One trick espoused by Existential Kink and, in my limited understanding, Vajrayana, is to notice that lots of positive emotions and negative emotions share somatic properties, and differ in interpretation more than feel. The quickened heartbeat of fear is also the quickening of excitement, the intensity of sadness is also that of fondness, etc. So the question to ask yourself is, can the physical tingle of anxiety-conflict be experienced as spicy, interesting, provocative... It's a skill you can start developing right now with any negative-coded feeling, today!
Thanks, saved it and will probably send it to 3+ people today before finally answering them
Super helpful. Also: Flawed Nozzle! What a phrase. I may steal it for the title of my memoirs.
Yes! One rule I've made for myself is that if a thought like "hey I haven't heard from this person in a while, I should text them" presents itself, I must drop everything and text them. Regardless of if they never got back to me last time or vice versa etc. or whatever the circumstances. And it's usually something simple like -- hey thought about you today, hope you're doing well.
Surprisingly effective at keeping in touch with people. People just wanna be loved on 🧡
YES, following the spontaneous texting urge is a huge enjoyment enabler that is very low cost
I think this one relatively short text might be about to make a greater difference to my life than almost all the books I've ever read. Thank you
And, uh, one question. If you have a pile of emails and messages you should've written months ago, and it is very important to you that you will in fact write them, what would be a good way to start the text? I usually write some form of "I'm sorry it took me so long" but I feel stupid beginning literally every single email I've ever written to a particular person with that phrase
I'm sorry it took me so long is fine! You could also just say nothing.
Thank you!
File under things they should’ve taught us at school
Incredible timing. Thanks for these pointers! Great writing 🙌🏼🙏🏼
Thanks Sasha. In the spirit of mitigating the nightmarish loneliness that plagues us all, thanks for your reflective posts. They match many of my own neuroses and you lay things out in a practical and helpful manner.

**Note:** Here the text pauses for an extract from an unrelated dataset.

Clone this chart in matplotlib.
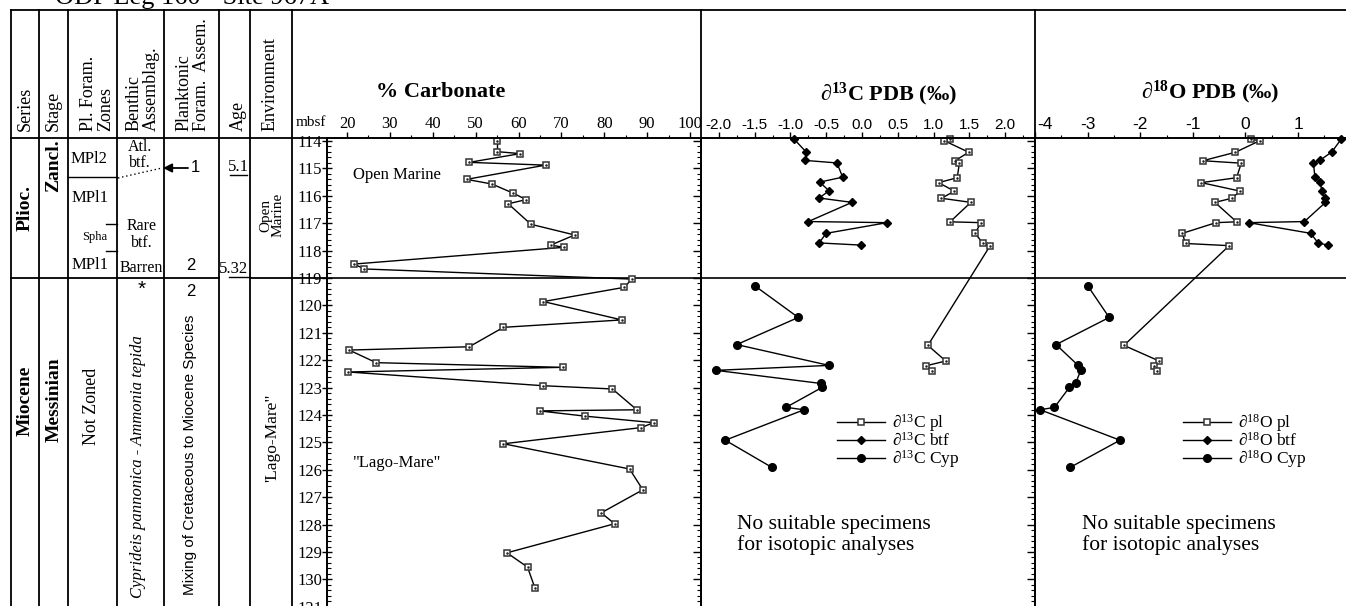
import matplotlib
matplotlib.use('Agg')
import matplotlib.pyplot as plt
from matplotlib.ticker import MultipleLocator, FormatStrFormatter, FuncFormatter

SERIF = ['Liberation Serif', 'DejaVu Serif']
SANS = ['Liberation Sans', 'DejaVu Sans']
plt.rcParams['font.family'] = SERIF
plt.rcParams['axes.unicode_minus'] = False
plt.rcParams['mathtext.fontset'] = 'custom'
plt.rcParams['mathtext.rm'] = 'Liberation Serif'
plt.rcParams['mathtext.it'] = 'Liberation Serif:italic'
plt.rcParams['mathtext.bf'] = 'Liberation Serif:bold'

# ---------------- data ----------------
carb_depth = [114.00, 114.39, 114.46, 114.78, 114.88, 115.40, 115.57, 115.90, 116.14, 116.29,
              117.04, 117.43, 117.80, 117.88, 118.49, 118.67, 119.04, 119.34, 119.86, 120.53,
              120.80, 121.51, 121.63, 122.09, 122.26, 122.43, 122.93, 123.05, 123.81, 123.85,
              124.04, 124.28, 124.46, 125.05, 125.97, 126.73, 127.57, 127.97, 129.03, 129.55,
              130.30]
carb_pct = [55.1, 55.1, 60.4, 48.5, 66.3, 47.9, 53.8, 58.7, 61.8, 57.6,
            62.9, 73.1, 67.5, 70.6, 21.7, 24.0, 86.4, 84.7, 65.8, 84.1,
            56.5, 48.5, 20.5, 26.8, 70.3, 20.3, 65.6, 81.9, 87.6, 64.9,
            75.4, 91.5, 88.6, 56.5, 85.9, 89.0, 79.3, 82.4, 57.3, 62.1,
            63.8]

pl_depth = [113.94, 113.99, 114.41, 114.72, 114.81, 115.34, 115.52, 115.83, 116.09, 116.24,
            116.95, 116.98, 117.37, 117.74, 117.82, 121.46, 122.03, 122.20, 122.38]
d13c_pl = [1.23, 1.15, 1.49, 1.30, 1.36, 1.33, 1.07, 1.29, 1.11, 1.52,
           1.23, 1.66, 1.58, 1.69, 1.79, 0.92, 1.17, 0.90, 0.98]
d18o_pl = [0.11, 0.27, -0.19, -0.81, -0.08, -0.17, -0.84, -0.10, -0.26, -0.58,
           -0.17, -0.56, -1.20, -1.14, -0.31, -2.31, -1.64, -1.74, -1.69]

btf_depth = [113.93, 114.40, 114.71, 114.80, 115.32, 115.50, 115.82, 116.08, 116.24, 116.94,
             116.98, 117.37, 117.72, 117.80]
d13c_btf = [-0.95, -0.78, -0.79, -0.35, -0.27, -0.59, -0.46, -0.60, -0.14, -0.75,
            0.35, -0.50, -0.60, -0.01]
d18o_btf = [1.82, 1.64, 1.41, 1.29, 1.32, 1.42, 1.45, 1.51, 1.52, 1.12,
            0.06, 1.24, 1.38, 1.57]

cyp_depth = [119.28, 120.44, 121.43, 122.19, 122.37, 122.85, 122.99, 123.72, 123.81, 124.92, 125.91]
d13c_cyp = [-1.50, -0.89, -1.75, -0.46, -2.04, -0.57, -0.555, -1.06, -0.81, -1.91, -1.26]
d18o_cyp = [-3.00, -2.59, -3.60, -3.18, -3.13, -3.23, -3.345, -3.63, -3.90, -2.385, -3.33]

boundary_depth = 119.0
carb_ticks = [20, 30, 40, 50, 60, 70, 80, 90, 100]

# ---------------- figure ----------------
W, H = 1346, 606
fig = plt.figure(figsize=(W / 100, H / 100), dpi=100)


def ax_px(l, r, t, b):
    return fig.add_axes([l / W, 1 - b / H, (r - l) / W, (b - t) / H])


tab = fig.add_axes([0, 0, 1, 1])
tab.set_xlim(0, W)
tab.set_ylim(H, 0)
tab.axis('off')

LW = 1.3
def hline(y, x0, x1, **kw):
    tab.plot([x0, x1], [y, y], color=kw.pop('color', 'k'), lw=kw.pop('lw', LW), **kw)


def vline(x, y0, y1, **kw):
    tab.plot([x, x], [y0, y1], color='k', lw=kw.pop('lw', LW), **kw)


# table frame
hline(10, 11, W)
hline(138, 11, 327)
for x in [11, 39, 68, 117, 164, 219, 250, 292]:
    vline(x, 10, H)
for x in [701, 1035]:
    vline(x, 10, 138)
hline(278, 11, 219)
hline(278, 250, 327)
hline(177, 68, 117, lw=1.0)
hline(224, 106, 117, lw=1.0)
hline(251, 106, 117, lw=1.0)
hline(174.5, 230, 247, lw=1.0)
hline(276.5, 229, 250, lw=1.0)
tab.plot([118, 162], [178, 168], color='k', lw=1.0, ls=(0, (1, 2)))
tab.annotate('', xy=(163, 168), xytext=(188, 168),
             arrowprops=dict(arrowstyle='-|>', color='k', lw=1.3, mutation_scale=13,
                             shrinkA=0, shrinkB=0))

# title (cut at top, as in the source figure)
tab.text(55, 4, 'ODP Leg 160 - Site 967A', fontsize=19, ha='left', va='baseline')

# headers
hdr = dict(rotation=90, ha='center', va='bottom', fontsize=13, multialignment='left',
           linespacing=1.05)
tab.text(25, 131, 'Series', **hdr)
tab.text(53, 131, 'Stage', **hdr)
tab.text(97, 131, 'Pl. Foram.\nZones', **hdr)
tab.text(143, 131, 'Benthic\nAssemblag.', **hdr)
tab.text(193, 131, 'Planktonic\nForam.  Assem.', **hdr)
tab.text(238, 131, 'Age', **hdr)
tab.text(270, 131, 'Environment', **hdr)

# body
rot = dict(rotation=90, ha='center', va='center')
tab.text(25, 208, 'Plioc.', fontsize=14, fontweight='bold', **rot)
tab.text(54, 166, 'Zancl.', fontsize=14, fontweight='bold', **rot)
tab.text(25, 401, 'Miocene', fontsize=14, fontweight='bold', **rot)
tab.text(54, 400, 'Messinian', fontsize=14, fontweight='bold', **rot)
tab.text(92, 406, 'Not Zoned', fontsize=13, **rot)
tab.text(138, 467, 'Cyprideis pannonica - Ammonia tepida', fontsize=12, style='italic', **rot)
tab.text(190, 455, 'Mixing of Cretaceous to Miocene Species', fontsize=11, family=SANS, **rot)
tab.text(272, 215, 'Open\nMarine', fontsize=11, linespacing=1.0, multialignment='center', **rot)
tab.text(272, 438, '\'Lago-Mare"', fontsize=12.5, **rot)

c = dict(ha='center', va='center')
tab.text(89, 159, 'MPl2', fontsize=12, **c)
tab.text(90, 198, 'MPl1', fontsize=12, **c)
tab.text(95, 237, 'Spha', fontsize=9, **c)
tab.text(90, 265, 'MPl1', fontsize=12, **c)
tab.text(140, 147, 'Atl.', fontsize=11.5, **c)
tab.text(140, 163, 'btf.', fontsize=11.5, **c)
tab.text(142, 226, 'Rare', fontsize=11.5, **c)
tab.text(142, 243, 'btf.', fontsize=11.5, **c)
tab.text(141, 268, 'Barren', fontsize=11.5, **c)
tab.text(142, 289, '*', fontsize=15, family=SANS, **c)
tab.text(195, 168, '1', fontsize=12, family=SANS, **c)
tab.text(191, 265, '2', fontsize=12, family=SANS, **c)
tab.text(191, 292, '2', fontsize=12, family=SANS, **c)
tab.text(238, 167, '5.1', fontsize=12, **c)
tab.text(234, 269, '5.32', fontsize=12, **c)
tab.text(311, 123, 'mbsf', fontsize=11, **c)

# ---------------- panels ----------------
TOP, BOT = 138, 610
ylim = (119 + (BOT - 278) / 27.4, 119 - (278 - TOP) / 27.4)

ax_c = ax_px(327, 701, TOP, BOT)
ax_13 = ax_px(701, 1035, TOP, BOT)
ax_18 = ax_px(1035, 1356, TOP, BOT)

ax_c.set_xlim(20 - 20 / 4.2875, 100 + 11 / 4.2875)
ax_13.set_xlim((701 - 862) / 71.6, (1035 - 862) / 71.6)
ax_18.set_xlim(-4.0, 2.1)

for ax in (ax_c, ax_13, ax_18):
    ax.set_facecolor('none')
    ax.set_ylim(*ylim)
    ax.spines['bottom'].set_visible(False)
    for s in ('top', 'left', 'right'):
        ax.spines[s].set_linewidth(1.4)
    ax.xaxis.tick_top()
    ax.tick_params(axis='x', which='major', direction='out', length=4, width=1,
                   top=True, bottom=False, labeltop=True, labelbottom=False, pad=0.5)
    ax.tick_params(axis='x', which='minor', direction='out', length=2.5, width=0.8,
                   top=True, bottom=False)
    ax.yaxis.set_major_locator(MultipleLocator(1))
    ax.yaxis.set_minor_locator(MultipleLocator(0.2))
    ax.axhline(boundary_depth, color='k', lw=1.2)

# carbonate axes
ax_c.set_xticks(carb_ticks)
ax_c.xaxis.set_minor_locator(MultipleLocator(5))
ax_c.tick_params(axis='x', labelsize=12)
ax_c.tick_params(axis='y', which='major', direction='inout', length=7, width=1,
                 left=True, right=False, labelleft=True, labelsize=12, pad=0)
ax_c.tick_params(axis='y', which='minor', direction='in', length=3, width=0.8,
                 left=True, right=False)
ax_c.yaxis.set_major_formatter(FormatStrFormatter('%d'))

for ax in (ax_13, ax_18):
    ax.tick_params(axis='y', which='major', direction='out', length=6, width=1,
                   left=True, right=False, labelleft=False)
    ax.tick_params(axis='y', which='minor', direction='out', length=3, width=0.8,
                   left=True, right=False)

ax_13.xaxis.set_major_locator(MultipleLocator(0.5))
ax_13.xaxis.set_minor_locator(MultipleLocator(0.25))
ax_13.xaxis.set_major_formatter(FormatStrFormatter('%.1f'))
ax_18.xaxis.set_major_locator(MultipleLocator(1))
ax_18.xaxis.set_minor_locator(MultipleLocator(0.5))
# the "-4" label sits at the panel edge; it is drawn shifted right separately
ax_18.xaxis.set_major_formatter(FuncFormatter(lambda v, p: '' if v <= -3.999 else '%d' % round(v)))
for lab in ax_13.get_xticklabels():
    lab.set_family(SANS)
    lab.set_fontsize(11)
ax_18.tick_params(axis='x', labelsize=12.5)
for lab in ax_18.get_xticklabels():
    lab.set_family(SANS)
fig.text(1045 / W, 1 - 124.5 / H, '-4', fontsize=12.5, family=SANS, ha='center', va='center')

# styles
sq = dict(marker='s', ms=5, mfc='white', mec='#333333', mew=1.1, color='k', lw=1.0)
dot = dict(marker='.', ms=1.6, color='#222222', ls='none')
dia = dict(marker='D', ms=3.6, mfc='k', mec='k', color='k', lw=1.0)
cir = dict(marker='o', ms=5.5, mfc='k', mec='k', color='k', lw=1.0)

ax_c.plot(carb_pct, carb_depth, **sq)
ax_c.plot(carb_pct, carb_depth, **dot)

h1 = ax_13.plot(d13c_pl, pl_depth, **sq)[0]
ax_13.plot(d13c_pl, pl_depth, **dot)
h2 = ax_13.plot(d13c_btf, btf_depth, **dia)[0]
h3 = ax_13.plot(d13c_cyp, cyp_depth, **cir)[0]

g1 = ax_18.plot(d18o_pl, pl_depth, **sq)[0]
ax_18.plot(d18o_pl, pl_depth, **dot)
g2 = ax_18.plot(d18o_btf, btf_depth, **dia)[0]
g3 = ax_18.plot(d18o_cyp, cyp_depth, **cir)[0]

for ax in (ax_13, ax_18):
    for ln in ax.lines:
        ln.set_clip_on(False)

# panel titles
fig.text(441 / W, 1 - 92 / H, '% Carbonate', fontsize=16, fontweight='bold', ha='center', va='center')
fig.text(889 / W, 1 - 94 / H, r'∂$^{\mathbf{13}}$C PDB (‰)', fontsize=16, fontweight='bold',
         ha='center', va='center')
fig.text(1210 / W, 1 - 92 / H, r'∂$^{\mathbf{18}}$O PDB (‰)', fontsize=16, fontweight='bold',
         ha='center', va='center')

# in-panel texts
fig.text(353 / W, 1 - 175 / H, 'Open Marine', fontsize=12, ha='left', va='center')
fig.text(353 / W, 1 - 463 / H, '"Lago-Mare"', fontsize=12, ha='left', va='center')
for x0 in (737, 1082):
    fig.text(x0 / W, 1 - 535 / H, 'No suitable specimens\nfor isotopic analyses', fontsize=15.5,
             ha='left', va='center', linespacing=1.05)

# legends
lfs = 12.5
lpx = lfs * 100 / 72
leg_kw = dict(loc='upper left', frameon=False, borderpad=0, borderaxespad=0,
              handlelength=48 / lpx, handletextpad=7 / lpx, labelspacing=-0.1,
              prop={'family': SERIF, 'size': lfs}, bbox_transform=fig.transFigure)
ax_13.legend([h1, h2, h3], ['∂$^{13}$C pl', '∂$^{13}$C btf', '∂$^{13}$C Cyp'],
             bbox_to_anchor=(837 / W, 1 - 412 / H), **leg_kw)
ax_18.legend([g1, g2, g3], ['∂$^{18}$O pl', '∂$^{18}$O btf', '∂$^{18}$O Cyp'],
             bbox_to_anchor=(1183 / W, 1 - 412 / H), **leg_kw)

fig.savefig('out.png', dpi=100)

Speaking to fewer people helps me with this immensely.
This year has been one big lesson for me to be extremely discerning about who I spend energy on. Learned it yet again last week. Severely insecure people are dangerous.
❤️🙂
😊
I'll bet you have ample opportunity to take your own advice, every day.
The problem is that sometimes people interpret responding quickly as being needy or giving them high-status--especially early in relationships.
I used to respond quickly to everything--texts, emails, whatever. But I found that for some non-trivial fraction of people it just builds entitlement. You might say "Ignore those people. They suck." But sometimes you can't.
Thanks, this was helpful. This prompted me to send some replies I've been procrastinating on
Wow, this was literally my most present problem when I stumbled upon your substack just now. Thank you! I concur with however commented, this might change my life!
So, for Christmas I got a Christmas mass email from family I never see that my aunt is terminally ill with cancer. I haven't replied back yet and I think about it every day. Any suggestion for how to reply? Apart from the obvious sympathy part...
Seriously, this failure to reply is probably what makes me feel the most like a flawed human.
Thanks Sasha, I needed to hear this.